How on Earth do you make scientific observations of nonreproducible events?
As I’ve just been discussing with Chris in the previous posts in this thread: his two projects are the ideal methodology for collecting data on sighting phenomena, barring access to advanced military hardware or some major national effort like a crowdfunded passive radar network spanning from coast to coast.

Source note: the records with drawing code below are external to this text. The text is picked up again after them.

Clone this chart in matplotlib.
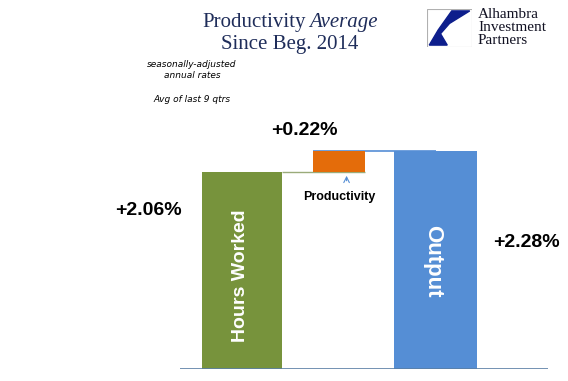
import matplotlib.pyplot as plt
from matplotlib.patches import Rectangle, Polygon

# data
categories = ["Hours Worked", "Productivity", "Output"]
hours_worked = 2.06
productivity = 0.22
output = hours_worked + productivity
labels = ["+2.06%", "+0.22%", "+2.28%"]

green = "#77933c"
orange = "#e46c0a"
blue = "#558ed5"
navy = "#1f2d5a"

W, H = 568, 381
fig = plt.figure(figsize=(W / 100, H / 100), dpi=100)

# chart axes, baseline at y=369px, 95.6 px per unit
ppu = 95.6
left_px, right_px, base_px = 180, 548, 369
ymax = 2.5
ax = fig.add_axes([left_px / W, (H - base_px) / H, (right_px - left_px) / W, ymax * ppu / H])
ax.set_xlim(-0.64, 3.16)
ax.set_ylim(0, ymax)
ax.axis("off")

x = [0, 1, 2]
ax.bar(x[0], hours_worked, width=0.83, color=green, zorder=2)
ax.bar(x[1], productivity, bottom=hours_worked, width=0.54, color=orange, zorder=3)
ax.bar(x[2], output, width=0.86, color=blue, zorder=2)
# connector lines
ax.hlines(hours_worked, x[0] + 0.415, x[1] + 0.27, color="#9aab7a", lw=1.0, zorder=1)
ax.hlines(output, x[1] - 0.27, x[2], color=blue, lw=1.2, zorder=2)
ax.axhline(0, color="#5b7fa6", lw=1.2, zorder=4)

# bar texts
ax.text(x[0] - 0.02, 0.98, categories[0], rotation=90, color="white",
        fontsize=14, fontweight="bold", ha="center", va="center", zorder=5,
        family="Liberation Sans")
ax.text(x[2] - 0.03, 1.13, categories[2], rotation=270, color="white",
        fontsize=16, fontweight="bold", ha="center", va="center", zorder=5,
        family="Liberation Sans")
ax.text(x[1], 1.8, categories[1], fontsize=9, fontweight="bold", ha="center", va="center",
        family="Liberation Sans")
ax.annotate("", xy=(x[1] + 0.08, hours_worked - 0.01), xytext=(x[1] + 0.08, hours_worked - 0.12),
            arrowprops=dict(arrowstyle="->", color=blue, lw=0.8))

# value labels
ax.text(-0.97, 1.66, labels[0], fontsize=14, fontweight="bold", ha="center", va="center",
        family="Liberation Sans", clip_on=False)
ax.text(x[1] - 0.36, 2.49, labels[1], fontsize=14, fontweight="bold", ha="center", va="center",
        family="Liberation Sans", clip_on=False)
ax.text(2.94, 1.32, labels[2], fontsize=14, fontweight="bold", ha="center", va="center",
        family="Liberation Sans", clip_on=False)

# title
fig.text(306 / W, 1 - 22 / H, "Productivity", fontsize=15, color=navy, family="Liberation Serif",
         ha="right", va="center")
fig.text(309 / W, 1 - 22 / H, "Average", fontsize=15, color=navy, family="Liberation Serif",
         style="italic", ha="left", va="center")
fig.text(290 / W, 1 - 45 / H, "Since Beg. 2014", fontsize=15, color=navy, family="Liberation Serif",
         ha="center", va="center")

# notes
fig.text(192 / W, 1 - 70 / H, "seasonally-adjusted\nannual rates", fontsize=6.5, style="italic",
         ha="center", va="center", linespacing=1.3, family="DejaVu Sans")
fig.text(192 / W, 1 - 100 / H, "Avg of last 9 qtrs", fontsize=6.5, style="italic",
         ha="center", va="center", family="DejaVu Sans")

# logo
lax = fig.add_axes([427 / W, 1 - 47 / H, 45 / W, 38 / H])
lax.set_xlim(0, 1)
lax.set_ylim(0, 1)
lax.axis("off")
lax.add_patch(Rectangle((0, 0), 1, 1, fill=False, edgecolor="#b0b0b0", lw=0.8))
lax.add_patch(Polygon([(0.55, 0.95), (0.95, 0.95), (0.5, 0.62), (0.3, 0.35), (0.45, 0.05),
                       (0.05, 0.05), (0.25, 0.45)], color="#0d1e8c"))
for i, word in enumerate(["Alhambra", "Investment", "Partners"]):
    fig.text(478 / W, 1 - (15 + 12.5 * i) / H, word, fontsize=11, color="#111122",
             family="Liberation Serif", ha="left", va="center")

fig.savefig("out.png", dpi=100)
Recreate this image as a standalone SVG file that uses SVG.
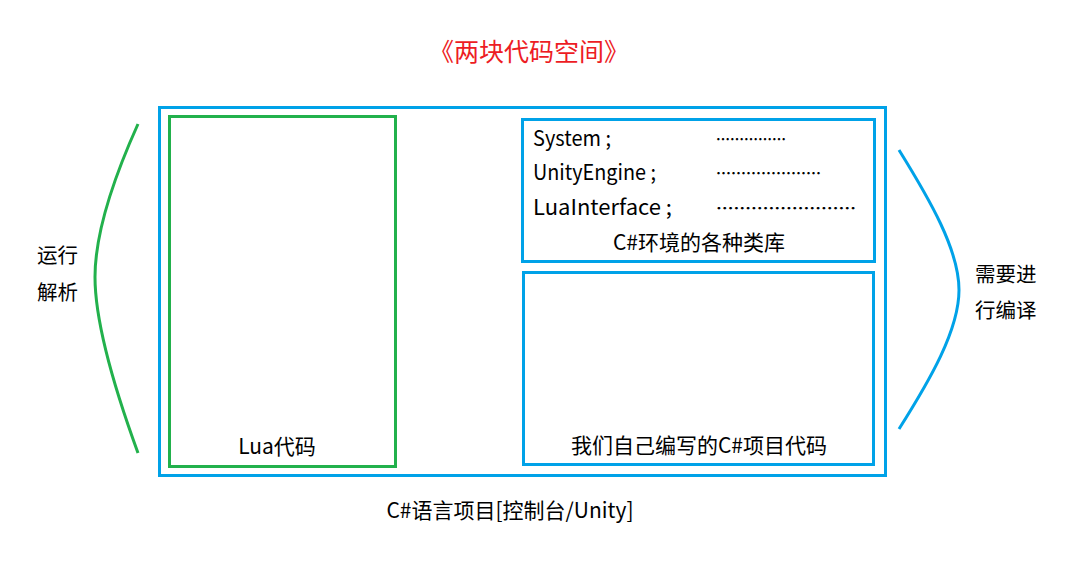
<svg xmlns="http://www.w3.org/2000/svg" width="1067" height="571" viewBox="0 0 1067 571">
<style>
text{font-family:"Noto Sans CJK SC","Noto Sans",sans-serif;fill:#000;font-size:21px}
.m{text-anchor:middle}
.blue{fill:none;stroke:#00a2e8;stroke-width:3}
.green{fill:none;stroke:#22b14c;stroke-width:3}
.title{fill:#ed1c24;font-size:25px}
.side{font-size:20.5px}
.dots{font-size:15px;font-weight:bold}
</style>
<rect width="1067" height="571" fill="#fff"/>
<text class="title m" x="529" y="61">《两块代码空间》</text>
<g id="project">
<rect class="blue" x="159.5" y="107.5" width="726" height="368"/>
<text class="m" x="510" y="518">C#语言项目[控制台/Unity]</text>
</g>
<g id="lua">
<rect class="green" x="169.5" y="116.5" width="226" height="350"/>
<text class="m" x="277" y="454">Lua代码</text>
</g>
<g id="libs">
<rect class="blue" x="522.5" y="119.5" width="352" height="142"/>
<text x="533" y="146" font-size="19" textLength="78" lengthAdjust="spacingAndGlyphs">System ;</text>
<text x="533" y="180" font-size="19" textLength="123" lengthAdjust="spacingAndGlyphs">UnityEngine ;</text>
<text x="533" y="215" font-size="20" textLength="139" lengthAdjust="spacingAndGlyphs">LuaInterface ;</text>
<text class="dots" x="716" y="145" textLength="70" lengthAdjust="spacingAndGlyphs">……………</text>
<text class="dots" x="716" y="179" textLength="105" lengthAdjust="spacingAndGlyphs">…………………</text>
<text class="dots" x="716" y="214" textLength="140" lengthAdjust="spacingAndGlyphs">……………………</text>
<text class="m" x="699" y="250">C#环境的各种类库</text>
</g>
<g id="own">
<rect class="blue" x="523.5" y="272.5" width="350" height="192"/>
<text class="m" x="699" y="453">我们自己编写的C#项目代码</text>
</g>
<g id="connectors">
<path class="green" d="M138 124 C115 175 95 230 95 277 C95 325 115 390 138 453"/>
<path class="blue" d="M899 150 C930 200 959 250 959 290 C959 330 930 380 899 429"/>
</g>
<g id="left-label">
<text class="side" x="37" y="263">运行</text>
<text class="side" x="37" y="300">解析</text>
</g>
<g id="right-label">
<text class="side" x="975" y="282">需要进</text>
<text class="side" x="975" y="318">行编译</text>
</g>
</svg>
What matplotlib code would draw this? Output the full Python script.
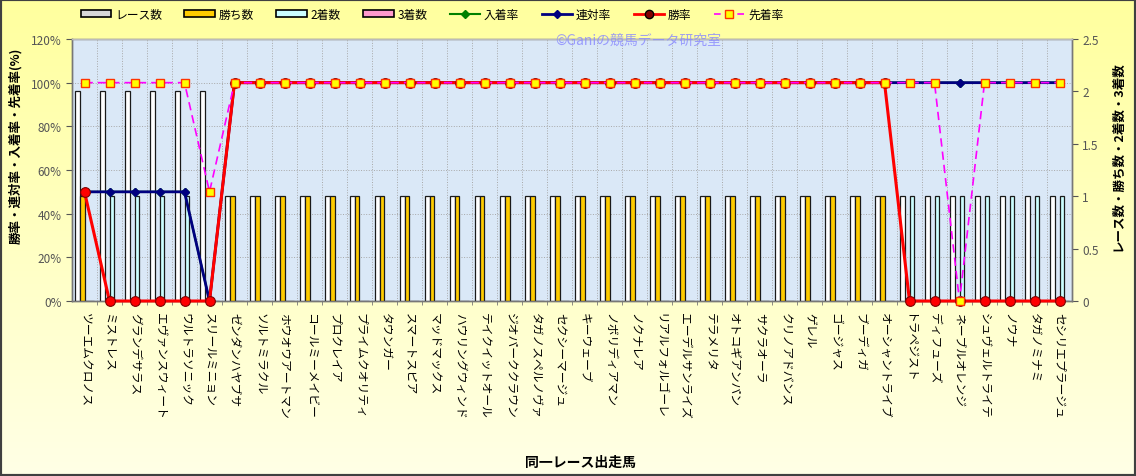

Scientists study non-reproducible phenomena all the time, and very effectively. The recent gravitational wave detections are an excellent contemporary example – we’re now collecting gravitational wave data from random black hole / neutron star collisions halfway across the observable universe; and by studying those wave signals we’ll gain insight into the physics of black hole dynamics happening
inside of the event horizon. Previously, we’ve studied novas and supernovas, which also happen at random times and places all over the universe. And many phenomena that we now understand with surgical precision, are not reproducible – tornadoes, volcanoes, rainbows, coronal mass ejecta and solar flares, rogue waves, evolution, planetary formation, the Big Bang – the list goes on and on.
All that’s required for the study of an observed phenomenon is 1.) that it happens on occasion, and B.) when it does, we have the technology to collect data about it. That’s it. A phenomenon that happens fairly frequently and right here in the thin atmospheric envelope of the Earth would be fairly easy to study, if we dedicated the appropriate resources to it. I’ve already described the kinds of resources that we’d need – the raw data from the military radar surveillance network, or even better - a national passive radar system (which would be very inexpensive to create and deploy, relatively speaking), rapid-response jet interceptors armed with gun cameras and other types of scientific recording equipment, access to the satellite surveillance networks, and systems like the ones that Chris is about to deploy: hi-rez digital video cameras in hotspot areas and mobile observatories that can be taken to sighting areas. Time and time again, science has proven that we can understand anything that we focus our minds and our technology upon.
Even the original sighting gets doubted.
That will be irrelevant when we start collecting scientific data on sighting events. Data doesn’t change its mind and tell you “I saw a solid metallic object levitating in the sky and then depart faster than my eye could follow” one day, and then awhile later say “well I doubt that now; maybe it was some kind of paranormal event like seeing a ghost.” Scientific data is consistent and reliable, unlike witness testimony.
Even radar gets re-examined to determine what else could the the cause.
That’s a good thing – that’s part of the scientific process: looking for and quantifying any errors in the data. But so far, I’ve never heard of a single radar tower discovering an equipment failure that resulted in a ufo sighting confirmation. Why? Because air traffic control radar towers are supremely reliable systems – people’s lives depend on them every day; if they displayed phantom signals in the heavily trafficked airspace of the modern world, accidents would occur and people would die.
Isn't the logical thing to do is ask more questions, ask different questions, use other available resources etc. to see what else can be learned?
Shall we return to the days of the ancient Greeks and just sit around talking out the mysteries of the cosmos until we arrive at aesthetically and philosophically appealing explanations, you mean?
No – that’s not how we make progress. Asking the question is only the first step, for example, “what are these anomalous ufos that defy gravity and accelerate faster than a bullet?” You don’t then say “I don’t like that question anymore, let’s rephrase it a few million times until we really understand what’s going on.”
The next step is a scientific investigation – the empirical method, which birthed the Enlightenment and the entire scientific/technological era. A team of capable researchers is assembled, equipment is designed and built and then deployed to make the necessary high-precision recorded observations. That data is then analyzed until a phenomenological explanation arises that explains the events in question. But that process has never happened in 70 years of ufology, which is why we’re stuck in quicksand, still debating whether what we’re witnessing is exactly what it appears to be – highly advanced devices navigating our airspace and apparently sometimes even landing...or if we’re all having some kind of unprecedented mass hallucination induced by unseen mind-controlling entities that we can neither name nor explain in any comprehensible manner.
Questions are great – they’re a starting point. But they’re worthless without the next step: a dedicated scientific investigation employing our best minds and technology to record and analyze the phenomenon in question.